HÉSITATIONS POUR CHANGER LA LOI
«Si les libéraux ne font rien dans la lutte contre les paradis fiscaux, est-ce que ce ne serait pas parce qu’ils protègent la famille libérale?», a pour sa part demandé le porte-parole néo-démocrate en matière de finances, Alexandre Boulerice.
Le problème, souligne le NPD, est que l’usage d’échappatoires fiscales à l’aide de sociétés privées enregistrées dans des paradis fiscaux est toujours légal et que les libéraux hésitent à resserrer la loi.

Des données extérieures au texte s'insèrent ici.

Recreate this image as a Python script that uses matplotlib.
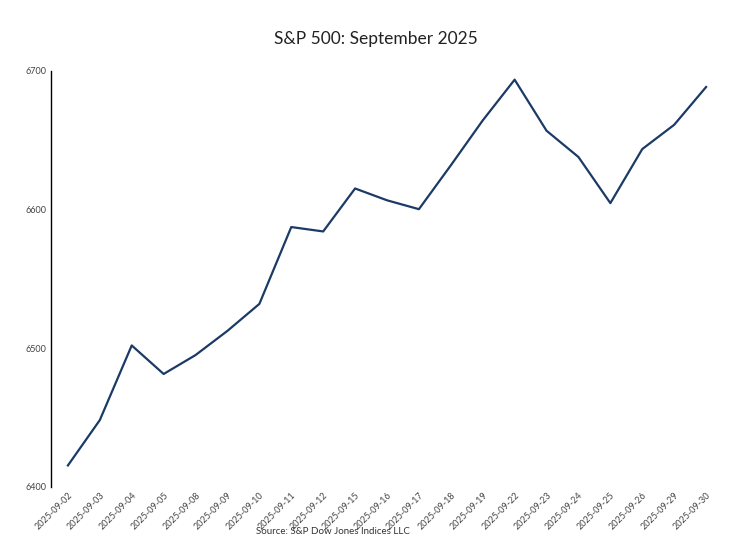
import matplotlib
matplotlib.use("Agg")
import matplotlib.pyplot as plt

dates = ["2025-09-02", "2025-09-03", "2025-09-04", "2025-09-05", "2025-09-08",
         "2025-09-09", "2025-09-10", "2025-09-11", "2025-09-12", "2025-09-15",
         "2025-09-16", "2025-09-17", "2025-09-18", "2025-09-19", "2025-09-22",
         "2025-09-23", "2025-09-24", "2025-09-25", "2025-09-26", "2025-09-29",
         "2025-09-30"]
closes = [6415.54, 6448.26, 6502.08, 6481.50, 6495.15, 6512.61, 6532.04,
          6587.47, 6584.29, 6615.28, 6606.76, 6600.35, 6631.96, 6664.36,
          6693.75, 6656.92, 6637.97, 6604.72, 6643.70, 6661.21, 6688.46]
yticks = [6400, 6500, 6600, 6700]

plt.rcParams['font.family'] = ['Lato', 'DejaVu Sans']

fig = plt.figure(figsize=(7.51, 5.54), dpi=100)
ax = fig.add_axes([51/751, 1-487/554, (723-51)/751, (487-71)/554])

x = list(range(len(dates)))
ax.plot(x, closes, color="#1c3a66", linewidth=1.6)
ax.set_xlim(-0.53, len(dates) - 0.47)
ax.set_ylim(6400, 6700)
ax.set_yticks(yticks)
ax.set_yticklabels([str(v) for v in yticks], fontsize=6.5, color="#444444")
ax.set_xticks(x)
ax.set_xticklabels(dates, rotation=45, ha="right", rotation_mode="anchor",
                   fontsize=6.5, color="#444444")
ax.tick_params(axis="both", length=0, pad=3)
for s in ["top", "right", "bottom"]:
    ax.spines[s].set_visible(False)
ax.spines["left"].set_linewidth(1.0)
ax.spines["left"].set_color("black")

fig.text(0.5, 1-39/554, "S&P 500: September 2025", ha="center", va="center",
         fontsize=12.5, color="#222222")
fig.text(333/751, 1-532/554, "Source: S&P Dow Jones Indices LLC", ha="center",
         va="center", fontsize=7, color="#333333")

fig.savefig("out.png", dpi=100)
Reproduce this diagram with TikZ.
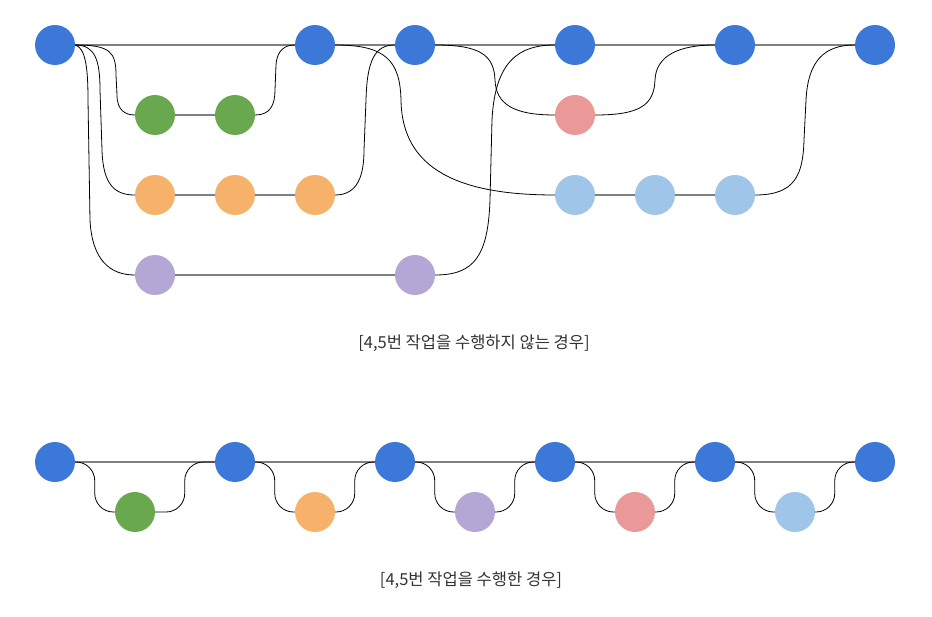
\documentclass[tikz,border=0pt]{standalone}
\usepackage{fontspec}
\newfontfamily\krfont{Noto Sans CJK KR}
\definecolor{cmain}{HTML}{3C78D8}
\definecolor{cgreen}{HTML}{6AA84F}
\definecolor{corange}{HTML}{F6B26B}
\definecolor{cpurple}{HTML}{B4A7D6}
\definecolor{cred}{HTML}{EA9999}
\definecolor{csky}{HTML}{9FC5E8}
\definecolor{ctext}{HTML}{333333}

\begin{document}
\begin{tikzpicture}
			[line cap=round,line join=round,x=0.75pt,y=-0.75pt,
			commit/.style={circle,inner sep=0pt,minimum size=30pt,fill=#1},
			trunk/.style={draw=gray,line width=1pt},
			wire/.style={draw=black,line width=0.6pt},
			caption/.style={text=ctext,font=\krfont\fontsize{12.4}{14}\selectfont}]
			\useasboundingbox (0,0) rectangle (932,617);
			% without squash
			\node[commit=cmain] (t1) at (55,45) {};
			\node[commit=cmain] (t2) at (315,45) {};
			\node[commit=cmain] (t3) at (415,45) {};
			\node[commit=cmain] (t4) at (575,45) {};
			\node[commit=cmain] (t5) at (735,45) {};
			\node[commit=cmain] (t6) at (875,45) {};
			\node[commit=cgreen] (g1) at (155,115) {};
			\node[commit=cgreen] (g2) at (235,115) {};
			\node[commit=cred] (r1) at (575,115) {};
			\node[commit=corange] (o1) at (155,195) {};
			\node[commit=corange] (o2) at (235,195) {};
			\node[commit=corange] (o3) at (315,195) {};
			\node[commit=csky] (k1) at (575,195) {};
			\node[commit=csky] (k2) at (655,195) {};
			\node[commit=csky] (k3) at (735,195) {};
			\node[commit=cpurple] (p1) at (155,275) {};
			\node[commit=cpurple] (p2) at (415,275) {};
			\draw [trunk] (t1) -- (t2) -- (t3) -- (t4) -- (t5) -- (t6);
			\draw [trunk] (g1) -- (g2);
			\draw [trunk] (o1) -- (o2) -- (o3);
			\draw [trunk] (p1) -- (p2);
			\draw [trunk] (k1) -- (k2) -- (k3);
			\draw [wire] (t1.east) .. controls (110,45) and (116,52) .. (116,75) -- (117,95) .. controls (117,110) and (125,115) .. (g1.west);
			\draw [wire] (g2.east) .. controls (270,115) and (275,105) .. (275,90) -- (276,65) .. controls (277,50) and (285,45) .. (t2.west);
			\draw [wire] (t1.east) .. controls (95,45) and (100,60) .. (100,90) -- (102,150) .. controls (103,185) and (115,195) .. (o1.west);
			\draw [wire] (o3.east) .. controls (358,195) and (364,175) .. (364,150) -- (366,100) .. controls (367,60) and (375,45) .. (t3.west);
			\draw [wire] (t1.east) .. controls (85,48) and (88,65) .. (88,100) -- (90,220) .. controls (92,260) and (110,275) .. (p1.west);
			\draw [wire] (p2.east) .. controls (475,275) and (488,255) .. (490,200) -- (492,120) .. controls (495,60) and (520,45) .. (t4.west);
			\draw [wire] (t2.east) .. controls (385,45) and (400,60) .. (401,100) .. controls (402,170) and (460,195) .. (k1.west);
			\draw [wire] (t3.east) .. controls (480,45) and (494,55) .. (495,80) .. controls (496,105) and (515,115) .. (r1.west);
			\draw [wire] (r1.east) .. controls (640,115) and (654,105) .. (655,80) .. controls (656,55) and (680,45) .. (t5.west);
			\draw [wire] (k3.east) .. controls (795,195) and (803,175) .. (804,140) -- (806,100) .. controls (808,60) and (825,45) .. (t6.west);
			\node[caption] (cap1) at (474,343) {[4,5번 작업을 수행하지 않는 경우]};
			% with squash
			\node[commit=cmain] (u1) at (55,462) {};
			\node[commit=cmain] (u2) at (235,462) {};
			\node[commit=cmain] (u3) at (395,462) {};
			\node[commit=cmain] (u4) at (555,462) {};
			\node[commit=cmain] (u5) at (715,462) {};
			\node[commit=cmain] (u6) at (875,462) {};
			\node[commit=cgreen] (s1) at (135,512) {};
			\node[commit=corange] (s2) at (315,512) {};
			\node[commit=cpurple] (s3) at (475,512) {};
			\node[commit=cred] (s4) at (635,512) {};
			\node[commit=csky] (s5) at (795,512) {};
			\draw [trunk] (u1) -- (u2) -- (u3) -- (u4) -- (u5) -- (u6);
			\draw [wire,rounded corners=14pt] (u1.east) -| ([xshift=-15pt]s1.west) -- (s1.west);
			\draw [wire,rounded corners=14pt] (s1.east) -| ([xshift=-22.5pt]u2.west) -- (u2.west);
			\draw [wire,rounded corners=14pt] (u2.east) -| ([xshift=-15pt]s2.west) -- (s2.west);
			\draw [wire,rounded corners=14pt] (s2.east) -| ([xshift=-15pt]u3.west) -- (u3.west);
			\draw [wire,rounded corners=14pt] (u3.east) -| ([xshift=-15pt]s3.west) -- (s3.west);
			\draw [wire,rounded corners=14pt] (s3.east) -| ([xshift=-15pt]u4.west) -- (u4.west);
			\draw [wire,rounded corners=14pt] (u4.east) -| ([xshift=-15pt]s4.west) -- (s4.west);
			\draw [wire,rounded corners=14pt] (s4.east) -| ([xshift=-15pt]u5.west) -- (u5.west);
			\draw [wire,rounded corners=14pt] (u5.east) -| ([xshift=-15pt]s5.west) -- (s5.west);
			\draw [wire,rounded corners=14pt] (s5.east) -| ([xshift=-15pt]u6.west) -- (u6.west);
			\node[caption] (cap2) at (471,580) {[4,5번 작업을 수행한 경우]};
		\end{tikzpicture}
\end{document}
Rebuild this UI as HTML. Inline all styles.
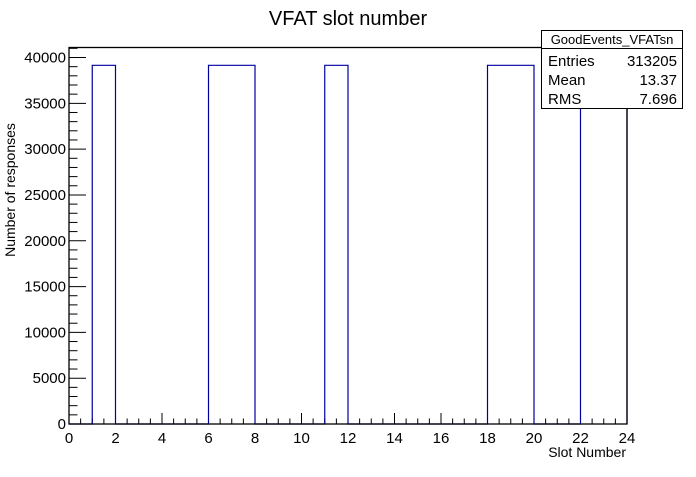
<!DOCTYPE html>
<html><head><meta charset="utf-8"><style>
body{margin:0;background:#fff;font-family:"Liberation Sans",sans-serif;}
svg text{font-family:"Liberation Sans",sans-serif;}
</style></head><body>
<svg id="c" width="696" height="472" viewBox="0 0 696 472">
<rect width="696" height="472" fill="#fff"/>
<text x="348" y="25" font-size="20" text-anchor="middle">VFAT slot number</text>
<g id="plot"></g>
<text x="626" y="457" font-size="14" text-anchor="end">Slot Number</text>
<text transform="translate(15,190) rotate(-90)" font-size="14" text-anchor="middle">Number of responses</text>
<g>
<rect x="541.5" y="30.5" width="141" height="78" fill="#fff" stroke="#000"/>
<line x1="541.5" y1="48.5" x2="682.5" y2="48.5" stroke="#000"/>
<text x="612" y="44" font-size="13" text-anchor="middle">GoodEvents_VFATsn</text>
<text x="548" y="66" font-size="15">Entries</text><text x="677" y="66" font-size="15" text-anchor="end">313205</text>
<text x="548" y="85" font-size="15">Mean</text><text x="677" y="85" font-size="15" text-anchor="end">13.37</text>
<text x="548" y="104" font-size="15">RMS</text><text x="677" y="104" font-size="15" text-anchor="end">7.696</text>
</g>
</svg>
<script>
const binLow = [1, 6, 7, 11, 18, 19, 22, 23];
const binCounts = [39150, 39150, 39150, 39150, 39150, 39150, 39150, 39150];
const xTicks = [0,2,4,6,8,10,12,14,16,18,20,22,24];
const yTicks = [0,5000,10000,15000,20000,25000,30000,35000,40000];
const X0=69,X1=627,Y0=424,YMAX=41100,YTOP=47.5;
const sx=v=>X0+(v/24)*(X1-X0);
const sy=v=>Y0-(v/40000)*(Y0-57.5);
const ns="http://www.w3.org/2000/svg";
const g=document.getElementById('plot');
function mk(t,a){const e=document.createElementNS(ns,t);for(const k in a)e.setAttribute(k,a[k]);g.appendChild(e);return e;}
// x ticks
for(let i=0;i<=48;i++){const v=i/2;const maj=(i%4===0);
mk('line',{x1:sx(v),x2:sx(v),y1:Y0,y2:Y0-(maj?11:5.5),stroke:'#000'});}
// y ticks
for(let v=0;v<=YMAX;v+=1000){const maj=v%5000===0;mk('line',{x1:X0,x2:X0+(maj?17:8.5),y1:sy(v),y2:sy(v),stroke:'#000'});}
// histogram outline
let counts=new Array(24).fill(0);
binLow.forEach((b,i)=>{counts[b]=binCounts[i];});
let d=`M${sx(0)},${sy(0)}`;
for(let i=0;i<24;i++){d+=` L${sx(i)},${sy(counts[i])} L${sx(i+1)},${sy(counts[i])}`;}
d+=` L${sx(24)},${sy(0)}`;
const h=mk('path',{d:d,fill:'none',stroke:'#0000a0','stroke-width':1.2});


// frame
const f=mk('rect',{x:X0,y:YTOP,width:X1-X0,height:Y0-YTOP,fill:'none',stroke:'#000','stroke-width':1.3});


xTicks.forEach(v=>{const t=mk('text',{x:sx(v),y:Y0+19,'font-size':15,'text-anchor':'middle'});t.textContent=v;

});
yTicks.forEach(v=>{const t=mk('text',{x:X0-3,y:sy(v)+5,'font-size':15,'text-anchor':'end'});t.textContent=v;

});
</script>
</body></html>
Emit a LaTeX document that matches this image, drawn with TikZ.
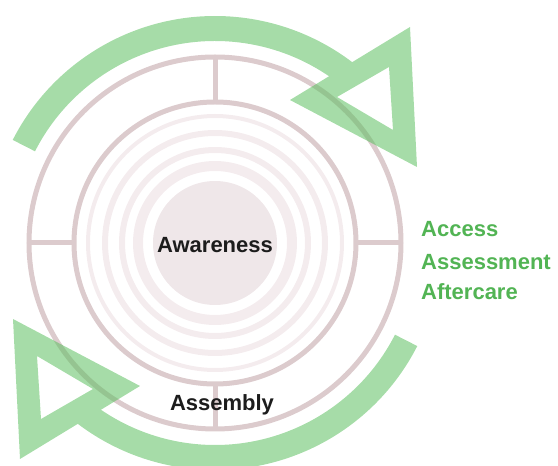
\documentclass[tikz,border=0pt]{standalone}
\usepackage{fontspec}
\setmainfont{Liberation Sans}
\usetikzlibrary{calc}
\definecolor{ringdark}{RGB}{220,203,205}
\definecolor{ringlight}{RGB}{244,236,238}
\definecolor{disc}{RGB}{239,231,233}
\definecolor{cyclegreen}{RGB}{92,192,96}
\definecolor{labelgreen}{RGB}{82,180,84}
\definecolor{labelblack}{RGB}{28,28,28}
\tikzset{
  mainring/.style={draw=ringdark, line width=5pt},
  softring/.style={draw=ringlight},
  spoke/.style={draw=ringdark, line width=5pt},
  centerlabel/.style={font=\bfseries\fontsize{22}{26}\selectfont, text=labelblack, inner sep=0pt},
  sidelabel/.style={font=\bfseries\fontsize{22}{26}\selectfont, text=labelgreen, inner sep=0pt, anchor=base west},
  cyclefill/.style={fill=cyclegreen}
}
\begin{document}
\begin{tikzpicture}[x=1pt,y=1pt]
  \useasboundingbox (0,0) rectangle (558,466);
  \coordinate (c) at (215,223);

  % concentric core
  \fill[disc] (c) circle[radius=62];
  \draw[softring, line width=10pt] (c) circle[radius=77];
  \draw[softring, line width=6pt] (c) circle[radius=93];
  \draw[softring, line width=6pt] (c) circle[radius=110];
  \draw[softring, line width=4pt] (c) circle[radius=127];

  % inner and outer rings with four spokes
  \draw[mainring] (c) circle[radius=141];
  \draw[mainring] (c) circle[radius=186];
  \foreach \a in {0,90,180,270}
    \draw[spoke] ($(c)+(\a:141)$) -- ($(c)+(\a:186)$);

  % two cycle arrows, one the half-turn of the other
  \begin{scope}[transparency group, opacity=0.55]
    \foreach \r in {0,180} {
      \begin{scope}[rotate around={\r:(c)}]
        \fill[cyclefill] ($(c)+(153:227)$) arc[start angle=153, end angle=50, radius=227]
          -- ($(c)+(50:202)$) arc[start angle=50, end angle=153, radius=202] -- cycle;
        \fill[cyclefill, even odd rule]
          (290,366) -- (410,439) -- (417,299) -- cycle
          (337,369) -- (389,399) -- (393,336) -- cycle;
      \end{scope}
    }
  \end{scope}

  % labels
  \node[centerlabel] (awareness) at (215,221) {Awareness};
  \node[centerlabel] (assembly) at (222,61) {Assembly};
  \node[sidelabel] (access) at (421,229) {Access};
  \node[sidelabel] (assessment) at (421,196) {Assessment};
  \node[sidelabel] (aftercare) at (421,166) {Aftercare};
\end{tikzpicture}
\end{document}
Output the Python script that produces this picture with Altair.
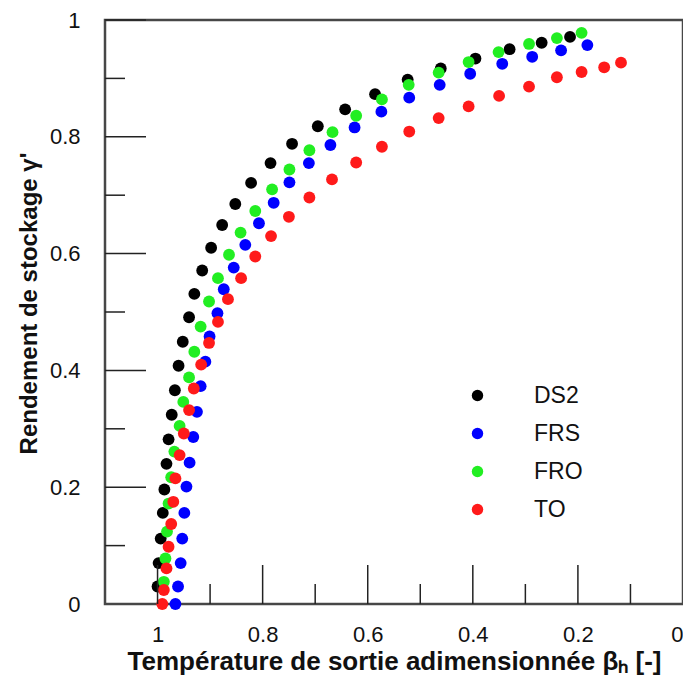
import altair as alt
import pandas as pd

# ---- data ----
series = ["DS2", "FRS", "FRO", "TO"]
colors = ["#000000", "#0000ff", "#22ee22", "#ff1a1a"]

ds2_x = [1.000, 0.998, 0.994, 0.990, 0.987, 0.983, 0.979, 0.973, 0.967, 0.960,
         0.952, 0.940, 0.930, 0.915, 0.898, 0.877, 0.852, 0.822, 0.785, 0.744,
         0.695, 0.643, 0.586, 0.524, 0.461, 0.395, 0.330, 0.269, 0.215]
ds2_y = [0.030, 0.070, 0.112, 0.156, 0.196, 0.240, 0.282, 0.324, 0.366, 0.408,
         0.449, 0.491, 0.531, 0.571, 0.610, 0.649, 0.685, 0.721, 0.755, 0.788,
         0.818, 0.847, 0.873, 0.898, 0.917, 0.934, 0.950, 0.961, 0.971]

frs_x = [0.966, 0.961, 0.956, 0.953, 0.949, 0.945, 0.939, 0.932, 0.925, 0.918,
         0.909, 0.901, 0.886, 0.874, 0.855, 0.833, 0.807, 0.779, 0.749, 0.712,
         0.671, 0.625, 0.574, 0.521, 0.463, 0.405, 0.344, 0.287, 0.232, 0.182]
frs_y = [0.000, 0.030, 0.070, 0.112, 0.156, 0.201, 0.242, 0.286, 0.329, 0.373,
         0.415, 0.458, 0.498, 0.539, 0.576, 0.615, 0.652, 0.687, 0.722, 0.755,
         0.786, 0.816, 0.843, 0.867, 0.889, 0.908, 0.925, 0.937, 0.948, 0.957]

fro_x = [0.988, 0.985, 0.982, 0.979, 0.974, 0.968, 0.958, 0.951, 0.940, 0.930,
         0.918, 0.902, 0.885, 0.864, 0.842, 0.814, 0.782, 0.749, 0.711, 0.667,
         0.622, 0.573, 0.522, 0.465, 0.408, 0.351, 0.293, 0.240, 0.193]
fro_y = [0.038, 0.078, 0.124, 0.172, 0.217, 0.261, 0.305, 0.346, 0.388, 0.432,
         0.475, 0.518, 0.558, 0.598, 0.636, 0.673, 0.710, 0.744, 0.777, 0.808,
         0.836, 0.864, 0.889, 0.910, 0.928, 0.945, 0.959, 0.969, 0.978]

to_x = [0.991, 0.988, 0.983, 0.979, 0.974, 0.970, 0.966, 0.958, 0.950, 0.940,
        0.931, 0.917, 0.902, 0.885, 0.866, 0.841, 0.814, 0.784, 0.750, 0.711,
        0.668, 0.622, 0.573, 0.521, 0.465, 0.408, 0.350, 0.293, 0.240, 0.193,
        0.150, 0.118]
to_y = [0.000, 0.024, 0.061, 0.098, 0.137, 0.175, 0.215, 0.255, 0.292, 0.332,
        0.369, 0.410, 0.447, 0.483, 0.522, 0.558, 0.595, 0.630, 0.663, 0.696,
        0.727, 0.756, 0.783, 0.809, 0.832, 0.852, 0.870, 0.886, 0.902, 0.911,
        0.919, 0.927]

x_label_values = [0, 0.2, 0.4, 0.6, 0.8, 1]
y_label_values = [0, 0.2, 0.4, 0.6, 0.8, 1]
major_ticks = [0.2, 0.4, 0.6, 0.8, 1.0]
minor_ticks = [0.1, 0.3, 0.5, 0.7, 0.9]

# ---- build table ----
rows = []
for name, xs, ys in [("DS2", ds2_x, ds2_y), ("FRS", frs_x, frs_y),
                     ("FRO", fro_x, fro_y), ("TO", to_x, to_y)]:
    for a, b in zip(xs, ys):
        rows.append({"beta": a, "gamma": b, "serie": name})
df = pd.DataFrame(rows)

FONT = "Liberation Sans"
W, H = 578, 584

xscale = alt.Scale(domain=[0, 1.1], reverse=True, nice=False)
yscale = alt.Scale(domain=[0, 1], nice=False)

points = alt.Chart(df).mark_circle(size=140, opacity=1).encode(
    x=alt.X("beta:Q", scale=xscale,
            axis=alt.Axis(values=x_label_values, format="~g", grid=False,
                          domain=False, ticks=False, labelPadding=20,
                          labelFontSize=22, labelFont=FONT, labelColor="#111",
                          title="Température de sortie adimensionnée βₕ [-]",
                          titleFont=FONT, titleFontSize=26, titleFontWeight="bold",
                          titleColor="#111", titleY=57, titleBaseline="middle")),
    y=alt.Y("gamma:Q", scale=yscale,
            axis=alt.Axis(values=y_label_values, format="~g", grid=False,
                          domain=False, ticks=False, labelPadding=25,
                          labelFontSize=22, labelFont=FONT, labelColor="#111",
                          labelFlush=False,
                          title="Rendement de stockage γ'",
                          titleFont=FONT, titleFontSize=24, titleFontWeight="bold",
                          titleColor="#111", titleX=-76, titleY=283,
                          titleAngle=270, titleAlign="center",
                          titleBaseline="middle")),
    color=alt.Color("serie:N", scale=alt.Scale(domain=series, range=colors),
                    legend=alt.Legend(orient="none", legendX=361, legendY=364,
                                      title=None, symbolType="circle",
                                      symbolSize=130, symbolStrokeWidth=0,
                                      labelFontSize=23, labelFont=FONT,
                                      labelColor="#111", labelOffset=45,
                                      rowPadding=14, padding=0)),
)

maj = pd.DataFrame({"v": major_ticks})
mnr = pd.DataFrame({"v": minor_ticks})
tick_color = "#222"

xt_major = alt.Chart(maj).mark_rule(color=tick_color, strokeWidth=1.5).encode(
    x=alt.X("v:Q", scale=xscale), y=alt.value(H), y2=alt.value(H - 39))
xt_minor = alt.Chart(mnr).mark_rule(color=tick_color, strokeWidth=1.5).encode(
    x=alt.X("v:Q", scale=xscale), y=alt.value(H), y2=alt.value(H - 20))
yt_major = alt.Chart(maj).mark_rule(color=tick_color, strokeWidth=1.5).encode(
    y=alt.Y("v:Q", scale=yscale), x=alt.value(0), x2=alt.value(41))
yt_minor = alt.Chart(mnr).mark_rule(color=tick_color, strokeWidth=1.5).encode(
    y=alt.Y("v:Q", scale=yscale), x=alt.value(0), x2=alt.value(20))

chart = alt.layer(points, xt_major, xt_minor, yt_major, yt_minor).properties(
    width=W, height=H,
    autosize=alt.AutoSizeParams(type="none"),
    padding={"left": 97, "top": 12, "right": 0, "bottom": 76},
    background="white",
).configure_view(stroke="#474747", strokeWidth=2.5)

chart.save("out.html", embed_options={"renderer": "svg", "actions": False})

«Je peux vous dire que l’Agence du revenu examine tous les liens avec des entités canadiennes et prendra toutes les mesures appropriées en ce qui concerne les Paradise Papers», a rétorqué M. Trudeau.
Il a ajouté que son gouvernement avait investi «des montants historiques pour lutter contre les fraudeurs de l’impôt», ce qui a mené au transfert de 627 cas aux enquêtes criminelles, 268 mandats de perquisition et 78 condamnations.
Mme Lebouthillier, qui s’est également attiré les foudres de l’opposition, a répété que l’ARC était sur le point de récupérer 25 milliards $ dans sa lutte contre l’évasion et l’évitement fiscal.
La chef du Bloc québécois, Martine Ouellet, appelle le PLC à carrément se dissocier de M. Bronfman.
«Je crois que le Parti libéral doit absolument faire en sorte que M. Stephen Bronfman ne soit plus le grand argentier du parti, c’est le minimum du minimum, mais plus que ça il doit y avoir une enquête», a-telle affirmé.